Still, Imlah shows, that’s not the end of the story—even after this ill-treatment, Bruce’s heart keeps going, “trailing his pipes,” and it is buried today in Melrose Abbey. This kind of endurance, this taciturn resilience in the face of defeat, seems to be Imlah’s ideal of Scottishness. The most genuinely heroic figure we meet in The Lost Leader is the abandoned sailor in “Maroon,” a “man of Fife” who refuses to “dwell . . . on the rights and wrongs of his own case,” but gets to work making himself at home on his deserted island:

and since he is unquestionably marooned—
four hundred to the west of Valpareez—
he might as well settle to whittle the staves
of his new place: a basic shelter first,
until in time a house of logs should crown
all these unlikely acres.

The poems of The Lost Leader are definitely more bookish than those of Birthmarks, and sometimes Imlah mixes the roles of poet and critic. Long poems on Walter Scott and James Thomson, while brimming with affection and biographical detail, are at a lower temperature than his more original work. But “Gray’s Elegy,” one of Imlah’s most slyly moving poems, puts literary history to an almost confessional purpose. It’s always dangerous, with Imlah, to take any story as autobiographical, but the poem at least professes to be a memory of one of the poet’s schoolmasters, a distracted and ineffective figure.

When the class asks him about the meaning of the title Far from the Madding Crowd, he replies, “the man you’d have to ask/ Is Thomas Gray,” and it says something about his lack of authority that “the sharper boys” all assume he has made a mistake—“You mean, Thomas Hardy.” But as the teacher explains, Hardy took the title of his novel from Gray’s “Elegy Written in a Country Churchyard.” He “brightens briefly” at the prospect of having the class read the poem, but it turns out that “there were no Grays left in the stock room,/ So we talked about Hardy’s wives till the bell went.”

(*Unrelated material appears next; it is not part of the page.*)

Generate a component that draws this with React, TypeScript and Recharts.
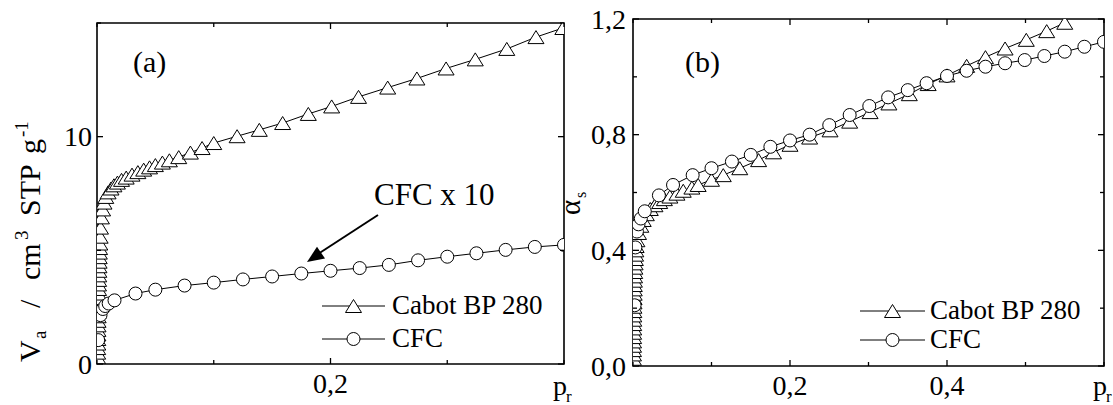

To appreciate what Imlah is up to in this skillfully compressed character-study, the reader has to be better acquainted with Gray than the schoolboys are and remember the elegy’s concern with the forgotten and the obscure: “Nor you, ye Proud, impute to these the fault/ If Memory o’er their tomb no trophies raise.” Imlah’s “Gray’s Elegy” is just such a trophy over a forgotten man. The school-bell that dismisses the class and sends the teacher back to the shades of oblivion echoes the church-bell with which the Elegy opens: “The curfew tolls the knell of parting day.” Here, as in all of Imlah’s best work, subtlety is allied to sentiment, and the pleasure of figuring things out gives way to the deeper pleasure of serious feeling.

 

[1]Selected Poems, by Mick Imlah; Faber and Faber, 176 pages, £12.99.